TASK: Give every line again exactly as it appears, please, but not the pictures.

DATA SECTION:
## start
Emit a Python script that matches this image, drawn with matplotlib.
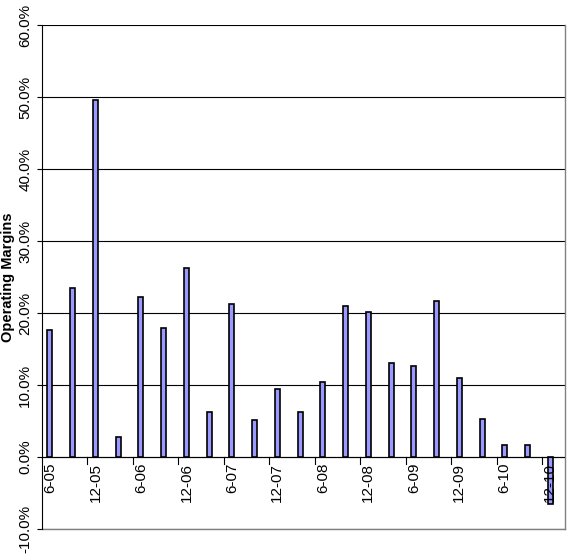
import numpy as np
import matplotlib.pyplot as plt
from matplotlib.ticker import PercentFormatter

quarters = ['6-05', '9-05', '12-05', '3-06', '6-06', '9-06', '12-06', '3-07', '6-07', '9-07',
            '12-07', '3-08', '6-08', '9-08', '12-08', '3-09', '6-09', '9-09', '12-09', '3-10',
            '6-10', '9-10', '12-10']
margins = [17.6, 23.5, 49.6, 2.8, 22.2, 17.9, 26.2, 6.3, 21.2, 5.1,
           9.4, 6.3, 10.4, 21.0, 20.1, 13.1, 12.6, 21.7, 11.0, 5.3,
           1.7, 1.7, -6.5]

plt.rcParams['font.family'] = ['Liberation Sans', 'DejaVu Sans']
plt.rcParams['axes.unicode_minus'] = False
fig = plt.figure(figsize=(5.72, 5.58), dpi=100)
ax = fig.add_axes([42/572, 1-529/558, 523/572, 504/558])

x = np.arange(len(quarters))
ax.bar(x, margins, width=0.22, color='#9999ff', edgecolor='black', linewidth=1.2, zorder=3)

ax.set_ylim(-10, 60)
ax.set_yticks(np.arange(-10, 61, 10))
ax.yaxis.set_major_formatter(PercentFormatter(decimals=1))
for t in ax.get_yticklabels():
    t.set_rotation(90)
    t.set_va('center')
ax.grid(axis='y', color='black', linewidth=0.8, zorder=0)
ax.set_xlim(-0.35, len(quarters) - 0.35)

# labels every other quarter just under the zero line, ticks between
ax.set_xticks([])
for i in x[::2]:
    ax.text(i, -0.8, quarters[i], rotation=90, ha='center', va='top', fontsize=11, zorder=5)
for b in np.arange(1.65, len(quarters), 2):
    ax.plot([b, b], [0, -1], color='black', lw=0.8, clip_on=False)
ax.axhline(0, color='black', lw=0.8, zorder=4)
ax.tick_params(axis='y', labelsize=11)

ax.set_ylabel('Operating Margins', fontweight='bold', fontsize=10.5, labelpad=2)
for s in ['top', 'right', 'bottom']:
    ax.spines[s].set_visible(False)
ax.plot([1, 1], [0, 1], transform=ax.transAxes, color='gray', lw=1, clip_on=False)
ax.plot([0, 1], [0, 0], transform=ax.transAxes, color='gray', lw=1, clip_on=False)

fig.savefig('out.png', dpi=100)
## end
THE COMPLETED TASK:
Emit a Python script that matches this image, drawn with matplotlib.
import numpy as np
import matplotlib.pyplot as plt
from matplotlib.ticker import PercentFormatter

quarters = ['6-05', '9-05', '12-05', '3-06', '6-06', '9-06', '12-06', '3-07', '6-07', '9-07',
            '12-07', '3-08', '6-08', '9-08', '12-08', '3-09', '6-09', '9-09', '12-09', '3-10',
            '6-10', '9-10', '12-10']
margins = [17.6, 23.5, 49.6, 2.8, 22.2, 17.9, 26.2, 6.3, 21.2, 5.1,
           9.4, 6.3, 10.4, 21.0, 20.1, 13.1, 12.6, 21.7, 11.0, 5.3,
           1.7, 1.7, -6.5]

plt.rcParams['font.family'] = ['Liberation Sans', 'DejaVu Sans']
plt.rcParams['axes.unicode_minus'] = False
fig = plt.figure(figsize=(5.72, 5.58), dpi=100)
ax = fig.add_axes([42/572, 1-529/558, 523/572, 504/558])

x = np.arange(len(quarters))
ax.bar(x, margins, width=0.22, color='#9999ff', edgecolor='black', linewidth=1.2, zorder=3)

ax.set_ylim(-10, 60)
ax.set_yticks(np.arange(-10, 61, 10))
ax.yaxis.set_major_formatter(PercentFormatter(decimals=1))
for t in ax.get_yticklabels():
    t.set_rotation(90)
    t.set_va('center')
ax.grid(axis='y', color='black', linewidth=0.8, zorder=0)
ax.set_xlim(-0.35, len(quarters) - 0.35)

# labels every other quarter just under the zero line, ticks between
ax.set_xticks([])
for i in x[::2]:
    ax.text(i, -0.8, quarters[i], rotation=90, ha='center', va='top', fontsize=11, zorder=5)
for b in np.arange(1.65, len(quarters), 2):
    ax.plot([b, b], [0, -1], color='black', lw=0.8, clip_on=False)
ax.axhline(0, color='black', lw=0.8, zorder=4)
ax.tick_params(axis='y', labelsize=11)

ax.set_ylabel('Operating Margins', fontweight='bold', fontsize=10.5, labelpad=2)
for s in ['top', 'right', 'bottom']:
    ax.spines[s].set_visible(False)
ax.plot([1, 1], [0, 1], transform=ax.transAxes, color='gray', lw=1, clip_on=False)
ax.plot([0, 1], [0, 0], transform=ax.transAxes, color='gray', lw=1, clip_on=False)

fig.savefig('out.png', dpi=100)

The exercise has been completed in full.